Unlike earlier lessons, this is a project: each section gives you a task, the approach, and hints, and you write the query. Treat it as a portfolio piece. Let’s begin.

Data for this lesson

Database: the classic Northwind trading company, loaded into your local PostgreSQL (set up in Lesson 6 of PostgreSQL for Data Engineers).

Tables used: orders, order_details, products, categories, employees, customers

These queries use PostgreSQL syntax — run them in psql or any Postgres client.


Setting Up and Exploring the Data

You can work two ways. The recommended route is a local PostgreSQL install loaded with the Northwind database, queried from a Jupyter notebook so your work is shareable. Alternatively, any PostgreSQL environment with Northwind loaded will do. To run SQL in a Jupyter notebook, prefix each query cell with %%sql on its own line.

Start by listing the tables so you know what you are working with:

SELECT table_name AS name,
       table_type AS type
  FROM information_schema.tables
 WHERE table_schema = 'public'
   AND table_type IN ('BASE TABLE', 'VIEW');

A note for Jupyter users

The employees table has a photo column whose data type cannot render with %%sql. You do not need it for this project, so drop it near the top of your notebook: ALTER TABLE employees DROP COLUMN photo;

The tables you will use most are orders, order_details, products, categories, customers, and employees. Spend a few minutes exploring them. Joining order_details to orders and products gives you line-item revenue (unit_price * quantity * (1 - discount)), which is the basis for nearly every metric below. Consider saving useful joins as views with CREATE VIEW.

Hint

Explore tables with SELECT * FROM table_name LIMIT 10;. To get full order detail, join orders, order_details, and products. To see who handled each order, join employees and orders on the employee id.


Task 1: Rank Employee Sales Performance

Management wants to recognize top performers and spot employees who may need support. Your first task is to rank employees by their total sales.

The approach: build a CTE that computes each employee’s total sales by joining employees, orders, and order_details and summing line-item revenue. Then, in the main query, apply RANK() over the total in descending order so the top salesperson gets rank 1.

WITH employee_sales AS (
    SELECT e.employee_id,
           e.first_name || ' ' || e.last_name AS employee_name,
           SUM(od.unit_price * od.quantity * (1 - od.discount)) AS total_sales
      FROM employees e
      JOIN orders o        ON e.employee_id = o.employee_id
      JOIN order_details od ON o.order_id   = od.order_id
     GROUP BY e.employee_id, employee_name
)
SELECT employee_name,
       total_sales,
       RANK() OVER(ORDER BY total_sales DESC) AS sales_rank
  FROM employee_sales
 ORDER BY sales_rank;

RANK() is a good choice here: if two employees tie on total sales, they share a rank.

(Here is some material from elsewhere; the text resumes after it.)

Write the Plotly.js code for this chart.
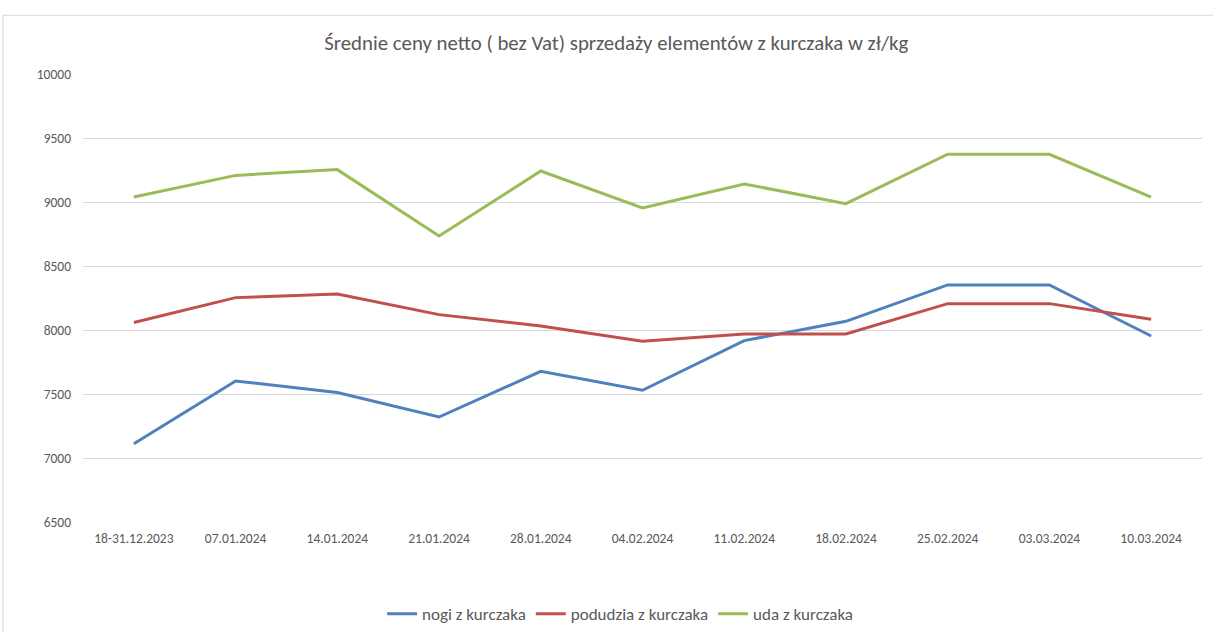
<!DOCTYPE html>
<html>
<head>
<meta charset="utf-8">
<script src="https://cdn.plot.ly/plotly-3.0.1.min.js"></script>
<style>html,body{margin:0;padding:0;background:#fff;}#chart{width:1213px;height:632px;}</style>
</head>
<body>
<div id="chart"></div>
<script>
const categories = ["18-31.12.2023","07.01.2024","14.01.2024","21.01.2024","28.01.2024","04.02.2024","11.02.2024","18.02.2024","25.02.2024","03.03.2024","10.03.2024"];
const nogi = [7112, 7602, 7511, 7320, 7677, 7529, 7917, 8068, 8352, 8352, 7953];
const podudzia = [8058, 8253, 8281, 8120, 8031, 7912, 7969, 7969, 8206, 8206, 8084];
const uda = [9039, 9208, 9253, 8734, 9242, 8953, 9141, 8987, 9373, 9373, 9039];
const seriesNames = ["nogi z kurczaka", "podudzia z kurczaka", "uda z kurczaka"];
const yTicks = [6500, 7000, 7500, 8000, 8500, 9000, 9500, 10000];

const colors = ["#4F81BD", "#C0504D", "#9BBB59"];
const font = "Carlito, 'Liberation Sans Narrow', 'DejaVu Sans Condensed', 'Open Sans', sans-serif";
const data = [nogi, podudzia, uda].map((vals, i) => ({
  type: "scatter", mode: "lines", x: categories, y: vals, name: seriesNames[i],
  line: {color: colors[i], width: 3}
}));

const layout = {
  width: 1213, height: 632,
  margin: {l: 83, r: 11, t: 74, b: 110, autoexpand: false},
  paper_bgcolor: "#fff", plot_bgcolor: "#fff",
  font: {family: font, color: "#595959", size: 13.5},
  title: {text: "Średnie ceny netto ( bez Vat) sprzedaży elementów z kurczaka w zł/kg",
          font: {family: font, size: 20.8, color: "#595959"}, x: 0.508, xanchor: "center", y: 0.932, yanchor: "middle"},
  xaxis: {type: "category", range: [-0.5, 10.5], showgrid: false, showline: false, ticks: "", ticklabelstandoff: 6, tickfont: {size: 13.5, color: "#595959"}, fixedrange: true},
  yaxis: {range: [6500, 10000], tickvals: yTicks, ticktext: yTicks.map(String), showgrid: true, gridcolor: "#d9d9d9", gridwidth: 1,
          zeroline: false, showline: false, ticks: "", ticklabelstandoff: 11, tickfont: {size: 13.5, color: "#595959"}},
  showlegend: true,
  legend: {orientation: "h", x: 0.48, xanchor: "center", yref: "container", y: 0.028, yanchor: "middle", font: {size: 17, color: "#595959"}, itemwidth: 30, tracegroupgap: 0},
  shapes: [
    {type: "line", xref: "paper", yref: "paper", x0: -0.0715, x1: -0.0715, y0: 1.131, y1: -0.3, line: {color: "#d9d9d9", width: 1}},
    {type: "line", xref: "paper", yref: "paper", x0: -0.0715, x1: 1.02, y0: 1.131, y1: 1.131, line: {color: "#d9d9d9", width: 1}}
  ]
};
Plotly.newPlot("chart", data, layout, {displayModeBar: false, staticPlot: true});
</script>
</body>
</html>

The result is a clean leaderboard management can use to direct rewards and coaching.

Hint

You need three tables joined for total sales. RANK() assigns the same rank to ties and leaves gaps afterward. Order by total sales DESC so rank 1 is the top performer.


Task 2: Running Total of Monthly Sales

Now management wants the bigger picture: how sales accumulate over time. Build a running total of sales by month so they can see the company’s trajectory and spot high- and low-activity periods.

The approach: join orders and order_details, truncate order_date to the month with DATE_TRUNC, sum sales per month, then use SUM() OVER(ORDER BY month) to accumulate.

WITH monthly_sales AS (
    SELECT DATE_TRUNC('month', o.order_date) AS month,
           SUM(od.unit_price * od.quantity * (1 - od.discount)) AS monthly_total
      FROM orders o
      JOIN order_details od ON o.order_id = od.order_id
     GROUP BY DATE_TRUNC('month', o.order_date)
)
SELECT month,
       monthly_total,
       SUM(monthly_total) OVER(ORDER BY month) AS running_total
  FROM monthly_sales
 ORDER BY month;

The running_total column grows month by month, exactly the cumulative line a sales dashboard would plot. This is the running-total pattern from Lesson 2, applied to a real ledger.

Hint

DATE_TRUNC('month', order_date) collapses every date to the first of its month, giving you clean monthly buckets. The OVER(ORDER BY month) clause then accumulates the monthly totals into a running sum.


Task 3: Month-Over-Month Sales Growth

A running total shows direction; management also wants the rate of change. Calculate the month-over-month sales growth as a percentage so they can see where the business accelerated or contracted.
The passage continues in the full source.